A GSE stock move would reshape the capital structure of the nation’s largest mortgage lenders, influencing liquidity, pricing and regulatory oversight across the housing finance market.
The prospect of a public stock offering for the government‑sponsored enterprises (GSEs) has resurfaced amid a broader policy shift by the Trump administration. While Fannie Mae and Freddie Mac remain under conservatorship, the agency’s director highlighted "very strong odds" of a secondary offering this year, noting that the recent $200 billion bond‑buying program may actually pave the way for such a move. This aligns with a longer‑term strategy to transition the GSEs toward a market‑driven capital structure without fully privatizing them, a nuanced approach that balances political pressures with financial stability concerns.
Industry sentiment, captured in a late‑2023 survey, underscores the uncertainty surrounding the timing and impact of a GSE share offering. Over half of respondents anticipate an offering by 2026, yet 56 % flag moderate to high risk for their businesses. At the same time, more than three‑quarters expect broader deregulation, with particular optimism around reducing loan‑level price adjustments (LLPAs). Analysts warn that while LLPAs cuts could lower mortgage rates by up to three‑quarters of a percent, they also introduce pricing volatility that lenders must manage.
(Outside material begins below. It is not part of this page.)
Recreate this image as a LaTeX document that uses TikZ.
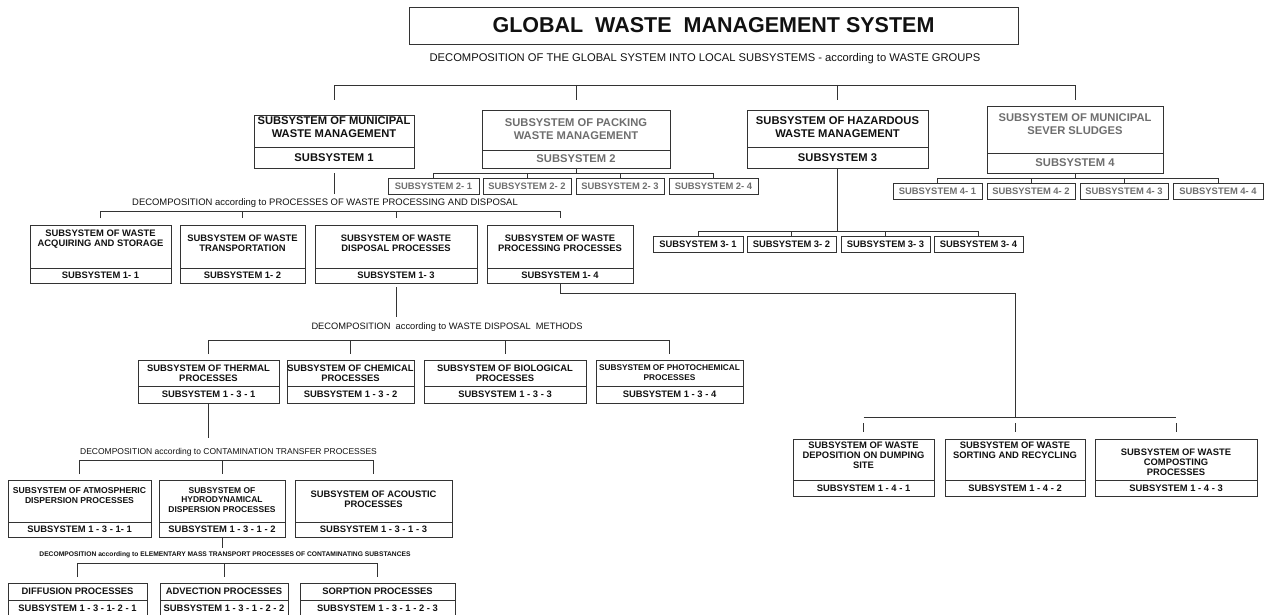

Looking ahead, the convergence of bond purchases, potential stock offerings, and regulatory easing could reshape mortgage financing. Lower rates driven by MBS buying may improve borrower affordability, but the interplay with a GSE equity infusion could affect liquidity and market perception. Mortgage originators are watching for changes to credit‑score pull requirements and expanded title‑insurance options, both of which could enhance competition and operational efficiency. Ultimately, the GSE trajectory will influence capital availability, risk pricing, and the broader housing market’s resilience.